Your objective - All lines in which the word "this" occurs are to be extracted.

----

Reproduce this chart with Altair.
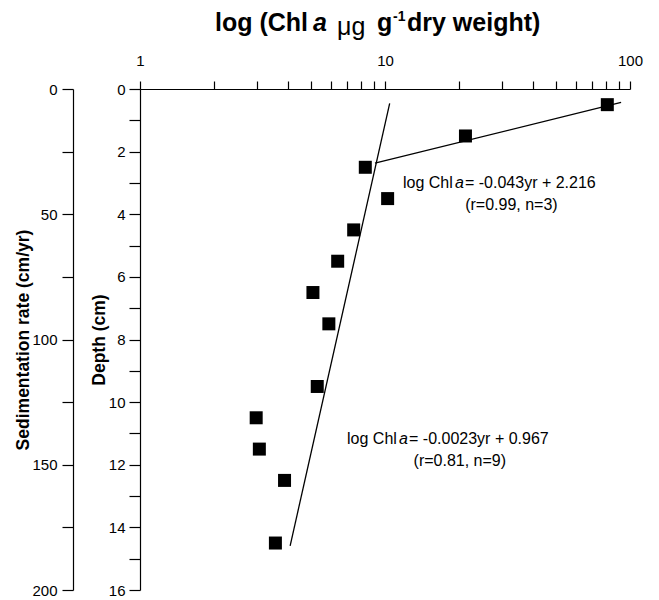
import altair as alt
import pandas as pd

# ---- data ----
chl = [80.8, 21.3, 8.31, 10.25, 7.45, 6.41, 5.08, 5.90, 5.29, 2.98, 3.07, 3.89, 3.57]
depth = [0.5, 1.5, 2.5, 3.5, 4.5, 5.5, 6.5, 7.5, 9.5, 10.5, 11.5, 12.5, 14.5]

fit_seg = ["upper", "upper", "lower", "lower"]
fit_chl = [92.0, 9.1, 10.45, 4.10]
fit_depth = [0.43, 2.37, 0.46, 14.59]

x_ticks = [1, 2, 3, 4, 5, 6, 7, 8, 9, 10, 20, 30, 40, 50, 60, 70, 80, 90, 100]
depth_ticks = list(range(0, 17))
sed_ticks = [0, 25, 50, 75, 100, 125, 150, 175, 200]

eq_text = ["= -0.043yr + 2.216", "= -0.0023yr + 0.967"]
eq_chl = [11.84, 7.0]
eq_depth = [3.15, 11.33]
stat_text = ["(r=0.99, n=3)", "(r=0.81, n=9)"]
stat_chl = [32.8, 20.2]
stat_depth = [3.88, 12.04]

FONT = "Liberation Sans"

pts = pd.DataFrame({"chl": chl, "depth": depth})
fits = pd.DataFrame({"seg": fit_seg, "chl": fit_chl, "depth": fit_depth})
eqs = pd.DataFrame({"chl": eq_chl, "depth": eq_depth, "eq": eq_text})
stats = pd.DataFrame({"chl": stat_chl, "depth": stat_depth, "st": stat_text})
sed = pd.DataFrame({"sed": [0, 200]})

X = alt.X(
    "chl:Q",
    scale=alt.Scale(type="log", domain=[1, 100], nice=False),
    axis=alt.Axis(
        orient="top", values=x_ticks, title=None, grid=False,
        labelExpr="indexof([1,10,100], datum.value) >= 0 ? format(datum.value, 'd') : ''",
        tickSize=8, labelPadding=13, labelFlush=False, labelOverlap=False,
        labelFontSize=15,
    ),
)
Y = alt.Y(
    "depth:Q",
    scale=alt.Scale(domain=[0, 16], reverse=True, nice=False, zero=False),
    axis=alt.Axis(
        orient="left", values=depth_ticks, grid=False,
        labelExpr="datum.value % 2 === 0 ? datum.label : ''",
        tickSize=11, labelPadding=4, labelOverlap=False, labelFontSize=15,
        title="Depth (cm)", titleX=-41, titleY=250.5, titleAngle=270,
        titleAlign="center", titleBaseline="middle", titleFontSize=17.5,
    ),
)

points = alt.Chart(pts).mark_square(size=169, color="black", opacity=1).encode(x=X, y=Y)
lines = alt.Chart(fits).mark_line(color="black", strokeWidth=1.3).encode(x=X, y=Y, detail="seg:N")

t_log = alt.Chart(eqs).mark_text(text="log Chl", align="left", baseline="alphabetic",
                                 font=FONT, fontSize=16, color="black").encode(x=X, y=Y)
t_a = alt.Chart(eqs).mark_text(text="a", align="left", baseline="alphabetic", dx=52,
                               font=FONT, fontSize=16, fontStyle="italic", color="black").encode(x=X, y=Y)
t_eq = alt.Chart(eqs).mark_text(align="left", baseline="alphabetic", dx=62,
                                font=FONT, fontSize=16, color="black").encode(x=X, y=Y, text="eq:N")
t_st = alt.Chart(stats).mark_text(align="center", baseline="alphabetic",
                                  font=FONT, fontSize=16, color="black").encode(x=X, y=Y, text="st:N")

one = alt.Data(values=[{}])
def title_piece(txt, px, py, size=25, weight="bold", style="normal"):
    return alt.Chart(one).mark_text(
        text=txt, align="left", baseline="alphabetic", font=FONT, fontSize=size,
        fontWeight=weight, fontStyle=style, color="black"
    ).encode(x=alt.value(px), y=alt.value(py))

title_layers = [
    title_piece("log (Chl", 75, -58),
    title_piece("a", 173, -58, style="italic"),
    title_piece("\u03bcg", 197, -54, weight="normal"),
    title_piece("g", 237, -58),
    title_piece("-1", 253, -68, size=14),
    title_piece("dry weight)", 267, -58),
]

main = alt.layer(lines, points, t_log, t_a, t_eq, t_st, *title_layers)

sed_layer = alt.Chart(sed).mark_point(opacity=0).encode(
    y=alt.Y(
        "sed:Q",
        scale=alt.Scale(domain=[0, 200], reverse=True, nice=False, zero=False),
        axis=alt.Axis(
            orient="left", offset=67, values=sed_ticks, grid=False,
            labelExpr="datum.value % 50 === 0 ? datum.label : ''",
            tickSize=11, labelPadding=5, labelOverlap=False, labelFontSize=15,
            title="Sedimentation rate (cm/yr)", titleX=-50, titleY=250.5, titleAngle=270,
            titleAlign="center", titleBaseline="middle", titleFontSize=17.5,
        ),
    )
)

chart = alt.layer(main, sed_layer).resolve_scale(y="independent").properties(
    width=490, height=501,
    autosize=alt.AutoSizeParams(type="none"),
    padding={"left": 140, "top": 89, "right": 29, "bottom": 10},
    background="white",
).configure_view(strokeWidth=0).configure_axis(
    labelFont=FONT, titleFont=FONT, labelColor="black", titleColor="black",
    domainColor="black", tickColor="black", domainWidth=1.2, tickWidth=1.2,
    titleFontWeight="bold",
)

chart.save("out.html", embed_options={"renderer": "svg", "actions": False})
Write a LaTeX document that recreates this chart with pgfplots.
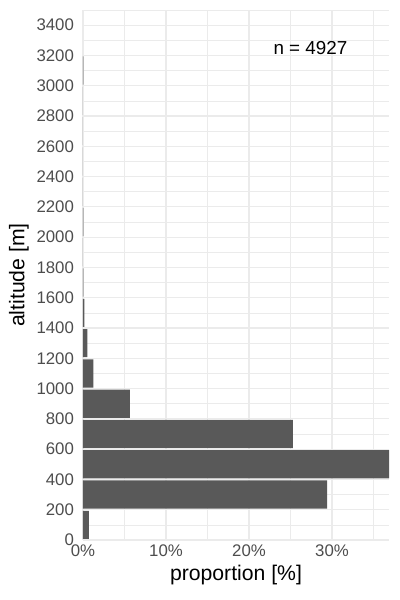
\documentclass[border=0pt]{standalone}
\usepackage{pgfplots}
\pgfplotsset{compat=1.18}
\usepackage{fontspec}
\setmainfont{Liberation Sans}
\definecolor{bargrey}{HTML}{595959}
\definecolor{gridgrey}{HTML}{EBEBEB}
\definecolor{ticktext}{HTML}{4D4D4D}
\begin{document}
\begin{tikzpicture}
\useasboundingbox (-41.5pt,-30pt) rectangle (158.5pt,270pt);
\begin{axis}[
  at={(0pt,0pt)}, anchor=origin,
  scale only axis, width=153pt, height=265pt,
  xmin=0, xmax=36.87, ymin=0, ymax=3500,
  axis line style={draw=none},
  tick style={draw=none},
  major tick length=0pt,
  xtick={0,10,20,30},
  minor xtick={5,15,25,35},
  ytick={0,200,...,3400},
  minor ytick={100,300,...,3500},
  grid=both,
  major grid style={draw=gridgrey, line width=0.6pt},
  minor grid style={draw=gridgrey, line width=0.35pt},
  xticklabel={\pgfmathprintnumber{\tick}\%},
  /pgf/number format/assume math mode=true,
  /pgf/number format/1000 sep={},
  ticklabel style={font=\fontsize{8.4}{10}\selectfont, text=ticktext},
  yticklabel style={xshift=-1pt},
  xticklabel style={yshift=1pt},
  xlabel={proportion [\%]},
  ylabel={altitude [m]},
  label style={font=\fontsize{10.6}{12}\selectfont, text=black},
  xlabel style={yshift=3pt},
  ylabel style={yshift=-3pt},
  clip=true,
]
\addplot[xbar interval, fill=bargrey, draw=none, bar interval width=0.93] coordinates {
  (0.72,0) (29.4,200) (36.87,400) (25.3,600) (5.66,800) (1.24,1000)
  (0.52,1200) (0.17,1400) (0.06,1600) (0,1800) (0.06,2000) (0,2200)
  (0,2400) (0,2600) (0,2800) (0.06,3000) (0,3200)
};
\node[font=\fontsize{9.4}{11}\selectfont, text=black] at (axis cs:27.4,3250) {n = 4927};
\end{axis}
\end{tikzpicture}
\end{document}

----

Written reply -
Reproduce this chart with Altair.
Write a LaTeX document that recreates this chart with pgfplots.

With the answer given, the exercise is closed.